The exercise
Start at the top of the records and, please, print each line exactly through the line that contains "length=6, width=1.1, color=GRID)", leaving out all pictures.

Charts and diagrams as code

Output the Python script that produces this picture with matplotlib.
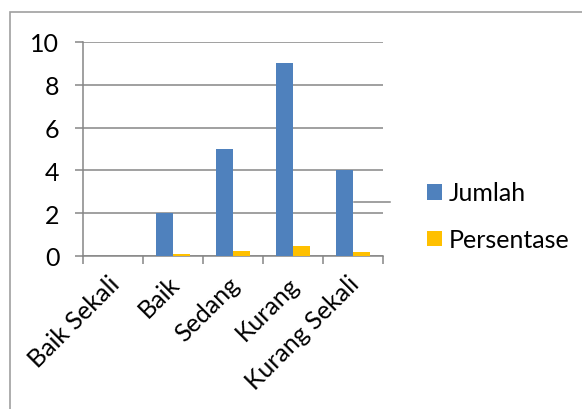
import matplotlib
matplotlib.use("Agg")
import matplotlib.pyplot as plt
import numpy as np
from matplotlib.lines import Line2D
from matplotlib.patches import Rectangle
from matplotlib.transforms import ScaledTranslation

# data
categories = ["Baik Sekali", "Baik", "Sedang", "Kurang", "Kurang Sekali"]
jumlah = [0, 2, 5, 9, 4]
persentase = [0, 0.1, 0.25, 0.45, 0.2]
yticks = [0, 2, 4, 6, 8, 10]

BLUE = "#4F81BD"
GOLD = "#FFC000"
GRID = "#868686"

plt.rcParams["font.family"] = ["Lato", "DejaVu Sans"]

W, H = 582, 410
fig = plt.figure(figsize=(W / 100, H / 100), dpi=100)

# chart frame (only top/left edges fall inside the picture)
fig.add_artist(Rectangle((10 / W, -0.1), 1.2, 1 - 13 / H + 0.1,
                         transform=fig.transFigure, fill=False,
                         edgecolor="#A0A0A0", linewidth=1.2))

ax = fig.add_axes([83 / W, 1 - 257 / H, 300 / W, 214 / H])
x = np.arange(len(categories))
bw = 0.29
ax.bar(x - bw / 2, jumlah, bw, color=BLUE, label="Jumlah", zorder=3)
ax.bar(x + bw / 2, persentase, bw, color=GOLD, label="Persentase", zorder=3)

ax.set_xlim(-0.5, len(categories) - 0.5)
ax.set_ylim(0, 10)
ax.set_yticks(yticks)
ax.yaxis.grid(True, color=GRID, linewidth=1.1, zorder=0)
ax.set_axisbelow(True)

for s in ["top", "right"]:
    ax.spines[s].set_visible(False)
for s in ["left", "bottom"]:
    ax.spines[s].set_color(GRID)
    ax.spines[s].set_linewidth(1.1)

ax.tick_params(axis="y", length=6, width=1.1, color=GRID, labelsize=18, pad=11)
ax.set_xticks(x)
ax.set_xticklabels(categories, rotation=45, ha="right", va="baseline",
                   rotation_mode="anchor", fontsize=18)
ax.tick_params(axis="x", length=0, pad=21)
shift = ScaledTranslation(8 / 100, 0, fig.dpi_scale_trans)
for lab in ax.get_xticklabels():
    lab.set_transform(lab.get_transform() + shift)
ax.set_xticks(np.arange(len(categories) + 1) - 0.5, minor=True)
ax.tick_params(axis="x", which="minor", length=6, width=1.1, color=GRID)

leg = fig.legend(loc="upper left", bbox_to_anchor=(414 / W, 1 - 170 / H),
                 frameon=False, fontsize=18, handlelength=0.6, handleheight=0.6,
                 handletextpad=0.3, labelspacing=0.95, borderpad=0)

# stray rule next to the last bar, as in the source
fig.add_artist(Line2D([354 / W, 390 / W], [1 - 203 / H] * 2,
                      transform=fig.transFigure, color=GRID, linewidth=1.1))

fig.savefig("out.png", dpi=100)
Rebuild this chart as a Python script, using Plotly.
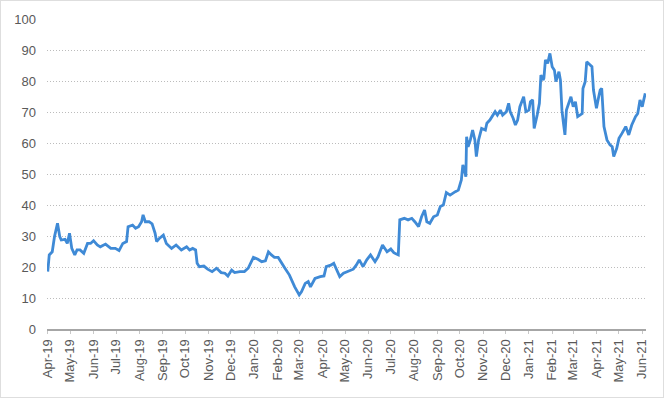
import pandas as pd
import plotly.graph_objects as go

# Days since 2019-04-01 for each sampled observation, and the index value at that day
day_offsets = [0, 2, 6, 9, 13, 16, 18, 23, 26, 29, 32, 36, 39, 43, 48, 53, 57, 61, 66, 70,
               77, 84, 90, 95, 100, 105, 107, 113, 117, 121, 125, 127, 130, 135, 139, 143, 145, 149,
               154, 158, 165, 171, 178, 185, 189, 193, 197, 199, 202, 208, 213, 219, 225, 231, 236,
               240, 245, 249, 256, 262, 267, 271, 274, 280, 285, 290, 294, 298, 302, 307, 311, 316,
               322, 329, 335, 338, 343, 347, 350, 356, 363, 368, 371, 377, 381, 385, 389, 394, 400,
               407, 411, 415, 420, 425, 430, 436, 440, 446, 452, 457, 461, 467, 469, 475, 480, 485,
               489, 494, 498, 502, 505, 509, 514, 519, 523, 527, 531, 536, 543, 547, 551, 553, 555,
               557, 558, 560, 563, 566, 569, 571, 574, 578, 583, 585, 589, 593, 596, 599, 603, 606,
               611, 614, 616, 620, 623, 626, 629, 634, 637, 641, 643, 646, 648, 652, 655, 657, 660,
               661, 663, 666, 669, 672, 675, 677, 681, 683, 685, 687, 689, 691, 694, 697, 700, 703,
               706, 710, 712, 713, 716, 718, 722, 725, 727, 731, 734, 736, 738, 741, 745, 749, 752,
               754, 758, 761, 765, 770, 774, 778, 783, 786, 789, 792, 794, 796]
values = [18.5, 23.9, 24.9, 29.8, 34.1, 29.8, 28.7, 28.9, 27.6, 30.9, 26.0, 23.9, 25.5, 25.5,
          24.4, 27.6, 27.6, 28.5, 27.1, 26.5, 27.4, 26.0, 26.0, 25.3, 27.6, 28.2, 33.0, 33.5,
          32.5, 33.0, 34.6, 36.8, 34.6, 34.6, 33.9, 30.9, 28.2, 29.3,
          30.3, 27.6, 26.0, 27.1, 25.5, 26.5, 25.5, 26.0, 25.5, 21.2, 20.1, 20.3, 19.3, 18.5,
          19.6, 18.2, 18.0, 17.1, 19.0, 18.2, 18.5, 18.5, 19.6, 21.7, 23.1, 22.5, 21.7, 22.0,
          24.9, 23.9, 23.1, 23.1, 21.4, 19.6,
          17.4, 13.6, 11.0, 12.0, 14.7, 15.3, 13.6, 16.3, 16.9, 17.1, 20.1, 20.6, 21.2, 19.0,
          16.9, 18.0, 18.5, 19.3, 20.6, 22.3, 20.1, 22.3, 23.9, 21.7, 23.3, 27.1, 24.9, 25.8,
          24.6, 23.9, 35.2, 35.7, 35.2, 35.7, 34.6, 33.0,
          36.2, 38.4, 34.6, 34.1, 36.2, 36.8, 39.5, 40.0, 44.0, 43.2, 44.3, 44.8, 48.1, 52.9,
          51.3, 49.1, 62.0, 58.8,
          61.0, 64.2, 61.0, 55.6, 61.0, 64.7, 64.2, 66.4, 67.4, 69.0, 70.1, 69.0, 70.6, 69.0,
          70.1, 72.8, 70.1, 68.0, 65.8, 67.4, 71.7, 74.9, 70.1, 70.6, 73.3, 73.9, 64.7, 69.0,
          72.8, 81.9, 80.3, 80.9, 86.8, 85.7, 88.9, 84.6, 83.5, 79.8, 83.0, 80.3, 70.6, 66.4,
          62.6, 70.6, 72.8, 74.9, 71.7, 73.3, 68.5, 69.0, 69.5, 77.6, 79.8, 86.2, 85.2, 84.6,
          77.1, 71.2, 74.9, 77.1, 77.6, 65.3, 61.0, 59.4, 58.8, 55.6, 58.3, 61.5, 63.1, 65.3,
          62.6, 65.8, 68.5, 69.5, 73.9, 71.7, 73.9, 76.0]

start_date = "2019-04-01"
tick_months = pd.date_range("2019-04-01", "2021-06-01", freq="MS")
tick_labels = [d.strftime("%b-%y") for d in tick_months]
y_ticks = [0, 10, 20, 30, 40, 50, 60, 70, 80, 90, 100]

dates = pd.Timestamp(start_date) + pd.to_timedelta(day_offsets, unit="D")

L, R, T, B = 47, 18, 19, 69
W, H = 664 - L - R, 398 - T - B

fig = go.Figure(go.Scatter(
    x=dates, y=values, mode="lines",
    line=dict(color="#3F8AD6", width=2.8, shape="linear"),
    hoverinfo="skip",
))

fig.update_layout(
    width=664, height=398,
    margin=dict(l=L, r=R, t=T, b=B),
    paper_bgcolor="white", plot_bgcolor="white",
    showlegend=False,
    font=dict(family="Liberation Sans", size=13, color="#595959"),
    xaxis=dict(
        type="date",
        range=["2019-03-31", "2021-06-06"],
        tickvals=list(tick_months), ticktext=tick_labels,
        tickangle=-90,
        showgrid=False, zeroline=False,
        showline=True, linecolor="#A6A6A6", linewidth=2,
        ticks="outside", ticklen=3, tickcolor="#C8C8C8",
        tickfont=dict(size=13, color="#595959"),
        automargin=False,
    ),
    yaxis=dict(
        range=[0, 100],
        tickvals=y_ticks,
        showgrid=True, gridcolor="#BCBCBC", griddash="1px,2px", gridwidth=1,
        zeroline=False, showline=False, ticks="",
        ticklabelstandoff=10,
        tickfont=dict(size=13, color="#595959"),
        automargin=False,
    ),
    shapes=[dict(
        type="rect", xref="paper", yref="paper",
        x0=(0.5 - L) / W, x1=(663.5 - L) / W,
        y0=(-B + 0.5) / H, y1=1 + (T - 0.5) / H,
        line=dict(color="#BDBDBD", width=1, dash="1px,1px"),
        fillcolor="rgba(0,0,0,0)", layer="below",
    )],
)

fig.write_html(
    "out.html",
    config={"displayModeBar": False},
    post_script="document.body.style.margin='0';document.body.style.overflow='hidden';",
)
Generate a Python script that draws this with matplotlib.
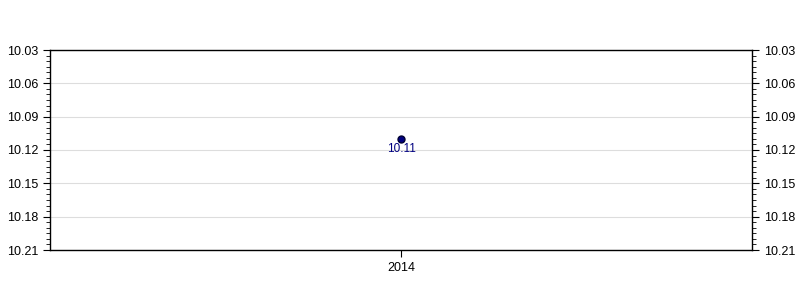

Solution to this task
Output the Python script that produces this picture with matplotlib.
import matplotlib
matplotlib.use("Agg")
import matplotlib.pyplot as plt
import numpy as np
from matplotlib.lines import Line2D
from matplotlib.patches import Rectangle
from matplotlib.transforms import ScaledTranslation

# data
categories = ["Baik Sekali", "Baik", "Sedang", "Kurang", "Kurang Sekali"]
jumlah = [0, 2, 5, 9, 4]
persentase = [0, 0.1, 0.25, 0.45, 0.2]
yticks = [0, 2, 4, 6, 8, 10]

BLUE = "#4F81BD"
GOLD = "#FFC000"
GRID = "#868686"

plt.rcParams["font.family"] = ["Lato", "DejaVu Sans"]

W, H = 582, 410
fig = plt.figure(figsize=(W / 100, H / 100), dpi=100)

# chart frame (only top/left edges fall inside the picture)
fig.add_artist(Rectangle((10 / W, -0.1), 1.2, 1 - 13 / H + 0.1,
                         transform=fig.transFigure, fill=False,
                         edgecolor="#A0A0A0", linewidth=1.2))

ax = fig.add_axes([83 / W, 1 - 257 / H, 300 / W, 214 / H])
x = np.arange(len(categories))
bw = 0.29
ax.bar(x - bw / 2, jumlah, bw, color=BLUE, label="Jumlah", zorder=3)
ax.bar(x + bw / 2, persentase, bw, color=GOLD, label="Persentase", zorder=3)

ax.set_xlim(-0.5, len(categories) - 0.5)
ax.set_ylim(0, 10)
ax.set_yticks(yticks)
ax.yaxis.grid(True, color=GRID, linewidth=1.1, zorder=0)
ax.set_axisbelow(True)

for s in ["top", "right"]:
    ax.spines[s].set_visible(False)
for s in ["left", "bottom"]:
    ax.spines[s].set_color(GRID)
    ax.spines[s].set_linewidth(1.1)

ax.tick_params(axis="y", length=6, width=1.1, color=GRID, labelsize=18, pad=11)
ax.set_xticks(x)
ax.set_xticklabels(categories, rotation=45, ha="right", va="baseline",
                   rotation_mode="anchor", fontsize=18)
ax.tick_params(axis="x", length=0, pad=21)
shift = ScaledTranslation(8 / 100, 0, fig.dpi_scale_trans)
for lab in ax.get_xticklabels():
    lab.set_transform(lab.get_transform() + shift)
ax.set_xticks(np.arange(len(categories) + 1) - 0.5, minor=True)
ax.tick_params(axis="x", which="minor", length=6, width=1.1, color=GRID)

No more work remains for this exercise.